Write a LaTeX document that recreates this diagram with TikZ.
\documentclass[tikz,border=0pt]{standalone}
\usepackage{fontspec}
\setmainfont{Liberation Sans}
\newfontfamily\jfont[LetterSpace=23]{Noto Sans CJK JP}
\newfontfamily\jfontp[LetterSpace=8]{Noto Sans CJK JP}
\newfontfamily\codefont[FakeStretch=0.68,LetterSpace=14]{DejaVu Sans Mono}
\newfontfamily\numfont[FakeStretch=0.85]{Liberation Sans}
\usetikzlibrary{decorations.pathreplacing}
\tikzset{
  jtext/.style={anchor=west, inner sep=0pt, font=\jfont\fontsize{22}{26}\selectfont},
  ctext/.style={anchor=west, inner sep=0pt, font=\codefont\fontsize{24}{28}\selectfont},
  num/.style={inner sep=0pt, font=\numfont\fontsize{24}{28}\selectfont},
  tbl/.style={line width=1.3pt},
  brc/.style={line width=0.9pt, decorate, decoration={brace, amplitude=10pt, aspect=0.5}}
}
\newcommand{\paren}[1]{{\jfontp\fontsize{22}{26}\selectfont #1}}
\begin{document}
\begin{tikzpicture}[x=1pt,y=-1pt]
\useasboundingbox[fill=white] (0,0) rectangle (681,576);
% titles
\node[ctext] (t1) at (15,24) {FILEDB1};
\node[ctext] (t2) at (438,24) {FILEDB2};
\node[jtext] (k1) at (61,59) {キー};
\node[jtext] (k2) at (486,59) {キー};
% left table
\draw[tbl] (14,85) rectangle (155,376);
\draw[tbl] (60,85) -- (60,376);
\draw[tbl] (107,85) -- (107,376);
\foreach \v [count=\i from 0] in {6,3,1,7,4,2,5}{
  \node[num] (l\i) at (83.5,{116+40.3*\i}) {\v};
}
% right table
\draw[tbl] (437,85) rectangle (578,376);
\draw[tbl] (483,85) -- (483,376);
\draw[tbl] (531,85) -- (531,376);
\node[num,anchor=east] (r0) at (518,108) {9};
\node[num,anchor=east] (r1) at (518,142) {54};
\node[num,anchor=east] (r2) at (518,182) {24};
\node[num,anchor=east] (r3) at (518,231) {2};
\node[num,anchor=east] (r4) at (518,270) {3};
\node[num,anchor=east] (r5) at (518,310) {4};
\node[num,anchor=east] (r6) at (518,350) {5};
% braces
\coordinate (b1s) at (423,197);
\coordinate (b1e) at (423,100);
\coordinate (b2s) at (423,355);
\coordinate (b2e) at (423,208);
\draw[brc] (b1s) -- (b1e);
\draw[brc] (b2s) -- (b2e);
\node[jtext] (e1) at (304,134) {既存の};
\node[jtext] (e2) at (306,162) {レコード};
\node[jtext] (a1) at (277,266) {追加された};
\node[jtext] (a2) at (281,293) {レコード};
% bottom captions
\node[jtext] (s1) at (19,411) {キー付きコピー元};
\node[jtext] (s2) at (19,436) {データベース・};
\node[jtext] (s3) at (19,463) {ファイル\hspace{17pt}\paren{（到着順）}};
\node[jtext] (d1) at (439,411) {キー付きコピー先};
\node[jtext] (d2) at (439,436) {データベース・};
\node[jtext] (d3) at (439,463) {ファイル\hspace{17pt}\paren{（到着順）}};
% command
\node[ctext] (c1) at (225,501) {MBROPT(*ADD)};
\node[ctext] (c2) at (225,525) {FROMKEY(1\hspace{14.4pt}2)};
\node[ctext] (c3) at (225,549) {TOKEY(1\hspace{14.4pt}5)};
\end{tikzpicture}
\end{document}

__________

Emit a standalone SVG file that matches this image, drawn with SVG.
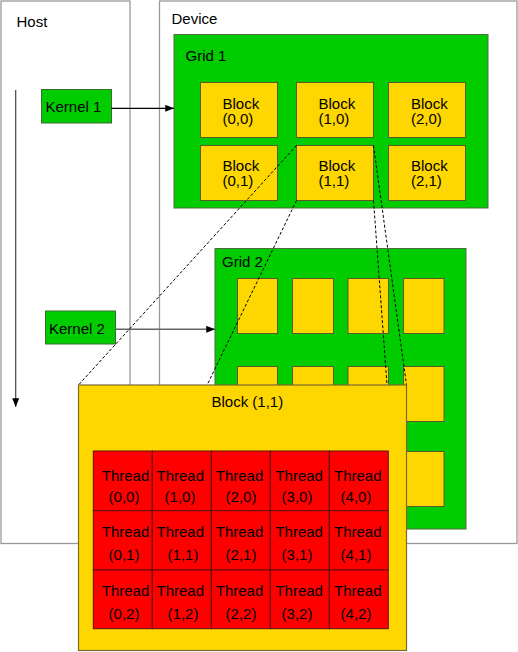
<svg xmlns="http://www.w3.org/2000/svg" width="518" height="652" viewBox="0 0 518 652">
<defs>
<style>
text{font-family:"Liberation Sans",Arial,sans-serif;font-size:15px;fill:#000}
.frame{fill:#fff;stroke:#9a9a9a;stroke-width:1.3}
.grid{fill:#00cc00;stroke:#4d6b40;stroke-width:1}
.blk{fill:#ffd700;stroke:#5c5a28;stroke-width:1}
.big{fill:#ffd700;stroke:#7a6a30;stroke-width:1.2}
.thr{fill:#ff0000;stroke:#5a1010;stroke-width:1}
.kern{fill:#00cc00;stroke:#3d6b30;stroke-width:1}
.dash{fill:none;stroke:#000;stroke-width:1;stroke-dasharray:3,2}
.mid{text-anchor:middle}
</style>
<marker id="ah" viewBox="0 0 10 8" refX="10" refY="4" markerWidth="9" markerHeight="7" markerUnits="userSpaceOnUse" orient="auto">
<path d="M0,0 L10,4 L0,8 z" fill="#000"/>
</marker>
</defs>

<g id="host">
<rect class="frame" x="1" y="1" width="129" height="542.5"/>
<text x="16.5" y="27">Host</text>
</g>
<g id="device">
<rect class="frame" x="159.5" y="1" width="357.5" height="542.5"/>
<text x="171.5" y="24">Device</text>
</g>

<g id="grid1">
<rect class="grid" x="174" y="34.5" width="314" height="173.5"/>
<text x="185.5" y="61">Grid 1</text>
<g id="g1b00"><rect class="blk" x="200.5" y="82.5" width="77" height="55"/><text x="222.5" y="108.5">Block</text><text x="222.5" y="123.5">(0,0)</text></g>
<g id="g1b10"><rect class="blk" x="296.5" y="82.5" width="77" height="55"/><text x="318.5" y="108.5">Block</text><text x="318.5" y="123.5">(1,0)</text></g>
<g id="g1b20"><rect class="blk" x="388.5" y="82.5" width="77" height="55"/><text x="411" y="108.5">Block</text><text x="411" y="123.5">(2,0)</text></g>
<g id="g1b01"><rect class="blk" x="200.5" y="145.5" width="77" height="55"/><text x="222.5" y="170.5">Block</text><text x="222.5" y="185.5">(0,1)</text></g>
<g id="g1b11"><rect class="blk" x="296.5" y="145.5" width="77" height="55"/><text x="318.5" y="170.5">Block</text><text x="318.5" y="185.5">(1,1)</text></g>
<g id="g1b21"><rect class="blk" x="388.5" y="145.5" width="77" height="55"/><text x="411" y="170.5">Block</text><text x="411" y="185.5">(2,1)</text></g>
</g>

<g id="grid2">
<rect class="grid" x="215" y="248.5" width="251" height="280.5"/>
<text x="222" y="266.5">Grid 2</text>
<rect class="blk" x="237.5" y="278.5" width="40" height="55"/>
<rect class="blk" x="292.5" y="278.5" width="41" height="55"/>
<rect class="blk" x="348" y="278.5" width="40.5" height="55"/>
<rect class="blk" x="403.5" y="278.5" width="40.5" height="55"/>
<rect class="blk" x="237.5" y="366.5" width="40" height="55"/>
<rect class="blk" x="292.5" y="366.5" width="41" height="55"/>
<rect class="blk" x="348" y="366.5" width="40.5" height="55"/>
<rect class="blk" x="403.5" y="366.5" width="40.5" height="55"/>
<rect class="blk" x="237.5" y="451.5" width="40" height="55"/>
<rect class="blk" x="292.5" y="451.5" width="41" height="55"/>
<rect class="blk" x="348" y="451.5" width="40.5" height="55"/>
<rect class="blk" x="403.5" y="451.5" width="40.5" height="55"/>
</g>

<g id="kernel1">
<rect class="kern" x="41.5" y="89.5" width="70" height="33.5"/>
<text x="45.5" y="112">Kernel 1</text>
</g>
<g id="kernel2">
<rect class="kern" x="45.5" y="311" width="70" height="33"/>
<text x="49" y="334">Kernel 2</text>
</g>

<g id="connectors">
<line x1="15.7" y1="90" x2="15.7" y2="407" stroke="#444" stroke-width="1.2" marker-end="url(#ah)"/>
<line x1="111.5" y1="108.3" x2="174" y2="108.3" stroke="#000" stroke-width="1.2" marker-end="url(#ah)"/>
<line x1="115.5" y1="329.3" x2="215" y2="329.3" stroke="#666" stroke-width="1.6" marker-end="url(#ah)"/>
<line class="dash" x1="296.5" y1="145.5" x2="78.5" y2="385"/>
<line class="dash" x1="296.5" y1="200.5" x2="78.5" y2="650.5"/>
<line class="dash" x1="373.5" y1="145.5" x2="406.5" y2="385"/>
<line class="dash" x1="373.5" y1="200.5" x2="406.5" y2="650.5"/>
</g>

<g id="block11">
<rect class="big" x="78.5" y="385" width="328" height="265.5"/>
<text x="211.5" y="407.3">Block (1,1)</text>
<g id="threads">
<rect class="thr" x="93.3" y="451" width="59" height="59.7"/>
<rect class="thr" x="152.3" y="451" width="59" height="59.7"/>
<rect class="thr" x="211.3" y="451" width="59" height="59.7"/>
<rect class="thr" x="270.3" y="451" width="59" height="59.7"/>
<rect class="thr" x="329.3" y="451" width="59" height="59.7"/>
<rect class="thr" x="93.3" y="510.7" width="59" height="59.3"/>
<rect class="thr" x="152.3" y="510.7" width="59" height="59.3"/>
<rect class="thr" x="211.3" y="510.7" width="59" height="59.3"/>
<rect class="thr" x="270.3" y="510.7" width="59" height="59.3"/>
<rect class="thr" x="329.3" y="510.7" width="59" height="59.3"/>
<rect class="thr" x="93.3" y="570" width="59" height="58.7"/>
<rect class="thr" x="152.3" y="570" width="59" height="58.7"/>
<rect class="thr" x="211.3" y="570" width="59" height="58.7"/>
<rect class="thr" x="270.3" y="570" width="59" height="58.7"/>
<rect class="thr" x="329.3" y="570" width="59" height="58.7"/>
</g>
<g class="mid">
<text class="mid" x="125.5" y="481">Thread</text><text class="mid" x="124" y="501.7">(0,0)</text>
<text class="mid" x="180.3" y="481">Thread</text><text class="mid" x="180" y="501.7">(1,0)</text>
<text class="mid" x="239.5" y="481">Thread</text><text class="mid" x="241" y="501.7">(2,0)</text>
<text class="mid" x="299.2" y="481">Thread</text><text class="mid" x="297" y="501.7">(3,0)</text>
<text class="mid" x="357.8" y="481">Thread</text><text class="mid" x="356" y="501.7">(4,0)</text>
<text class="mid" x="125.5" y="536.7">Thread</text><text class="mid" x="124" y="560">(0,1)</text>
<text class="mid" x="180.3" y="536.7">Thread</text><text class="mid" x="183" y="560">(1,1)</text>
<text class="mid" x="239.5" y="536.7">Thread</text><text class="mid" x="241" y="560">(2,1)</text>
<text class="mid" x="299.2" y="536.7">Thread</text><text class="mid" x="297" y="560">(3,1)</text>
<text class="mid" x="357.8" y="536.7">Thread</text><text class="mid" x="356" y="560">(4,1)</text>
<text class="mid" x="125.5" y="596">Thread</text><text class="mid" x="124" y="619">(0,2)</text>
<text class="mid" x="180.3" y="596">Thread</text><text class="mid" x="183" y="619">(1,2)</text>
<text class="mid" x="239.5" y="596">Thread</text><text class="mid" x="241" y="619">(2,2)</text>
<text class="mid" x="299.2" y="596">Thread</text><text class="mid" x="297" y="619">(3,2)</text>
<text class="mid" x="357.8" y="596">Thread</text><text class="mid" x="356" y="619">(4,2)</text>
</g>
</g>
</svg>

__________

** EXERCISE REQUIREMENTS **
Your answer should be only a number: how many lines of the data above contain the string "standalone"?

** RIGHT ANSWER **
2